Basically, health inequalities are very avoidable, unfair differences in health across different areas and different groups within a society. As an example, affluent and prosperous areas often have far better health services than poorer areas.

Health inequalities can arise for numerous reasons. It may be down to conditions in which people are born, where they’re raised, where they work, or it could be down to their ethnicity. Needless to say, poor conditions can influence opportunities for optimal health, as well as how people think and how they act, particularly when it comes to self-help and care. All of these factors can influence our physical health, our mental health, and indeed, our attitude to health as a whole.

In England back in 2017 for example, males in the most deprived areas were as much as 4.5 times more likely to die from avoidable causes than males in the least deprived parts of the country. Females in the most deprived areas were 3.9 times more likely to die from avoidable causes than those found in the least deprived areas.

According to official government statistics, individuals residing in deprived areas experience particularly severe health inequalities. This means that they will not enjoy the same levels of healthcare as people in more affluent areas, nor will they have access to the same types of healthcare as those in more developed parts of the country. This alone highlights the importance of addressing these inequalities before it is too late.

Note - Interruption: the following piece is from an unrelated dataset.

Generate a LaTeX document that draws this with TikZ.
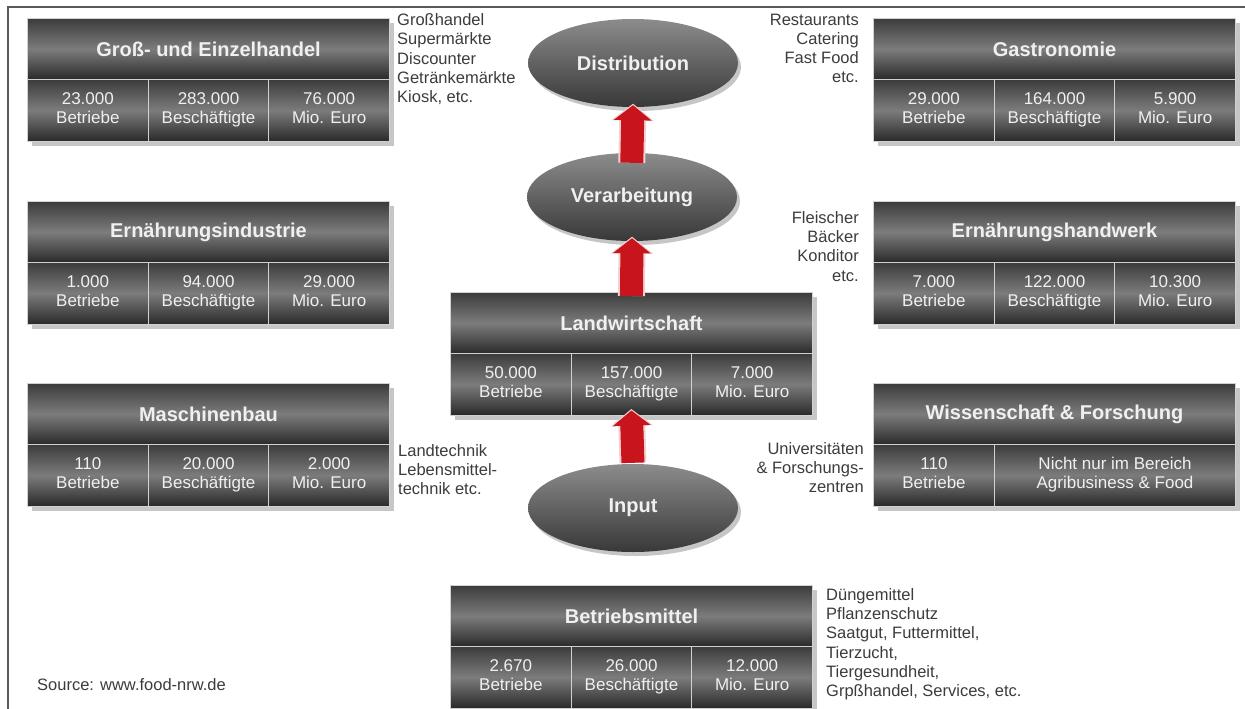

If you want to read more about health inequalities visit The King’s Fund.

Examples of people/communities who are more likely to suffer from health inequalities

A few of the more common people and/or communities who are more likely to suffer from health inequalities in the UK include, but are not limited to, the following:

  • People on low incomes
  • People from areas with high levels of unemployment
  • People residing in deprived areas
  • People living in areas with poor education
  • People with disabilities
  • People from the LGBTQ community
  • Non-Caucasian individuals
  • Vulnerable groups of society, i.e. migrants, travellers, rough sleepers, sex workers, homeless people
  • People in secluded and isolated areas

How can health inequalities be addressed?

The simple fact of the matter is that, because not everybody has access to high-quality healthcare, those who are affected by health inequality will suffer, and may even lose their lives. The good news is that this is being addressed, albeit at a much slower rate than should be.

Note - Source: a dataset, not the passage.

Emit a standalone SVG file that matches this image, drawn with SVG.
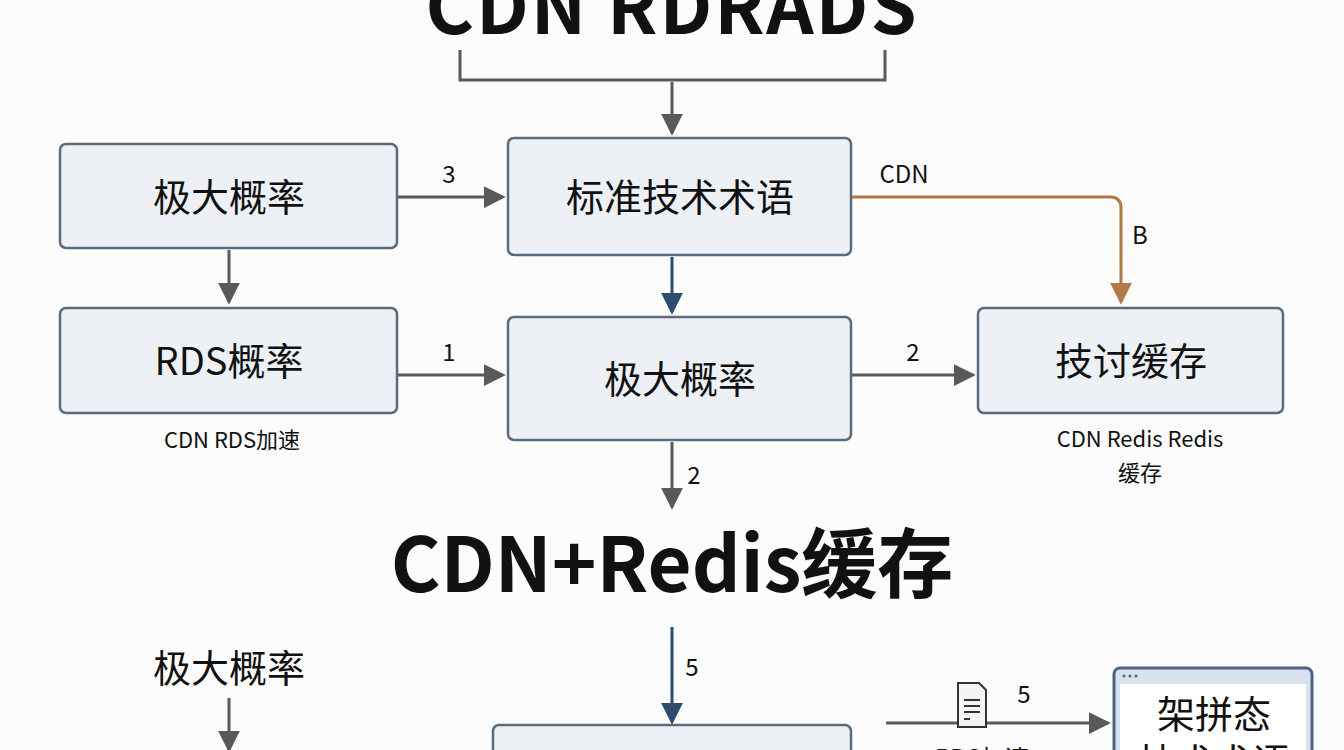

The Health and Social Care Act 2012 was responsible for introducing the first legal duties regarding health inequalities. This act contained specific health and social care duties for health bodies here in the UK, including Public Health England, NHS England, Clinical Commissioning Groups, and the Department of Health which legally required these bodies to provide due regard in reducing health inequalities between residents of the UK.

Regarding public sector bodies, the Equality Act 2010, was responsible for establishing equality duties for public sector bodies, with the aim of introducing health equality into day-to-day businesses of all public sector bodies which were subject to this specific duty.

There are also multiple tools in place, as well as apps and software designed to tackle health inequality, plus more awareness is being raised on the matter. The aims, amongst others, are to provide better housing and better employment opportunities to help break the cycle, and although the pace is leisurely at best, we do appear to be making progress.

Everyone has the right to live a healthy life, to access quality healthcare and to have at minimum equality all across the board. Having the conversation around health inequalities may be uncomfortable for some but is necessary for all. After all, people come first and putting people first means putting everyone on a level playing field.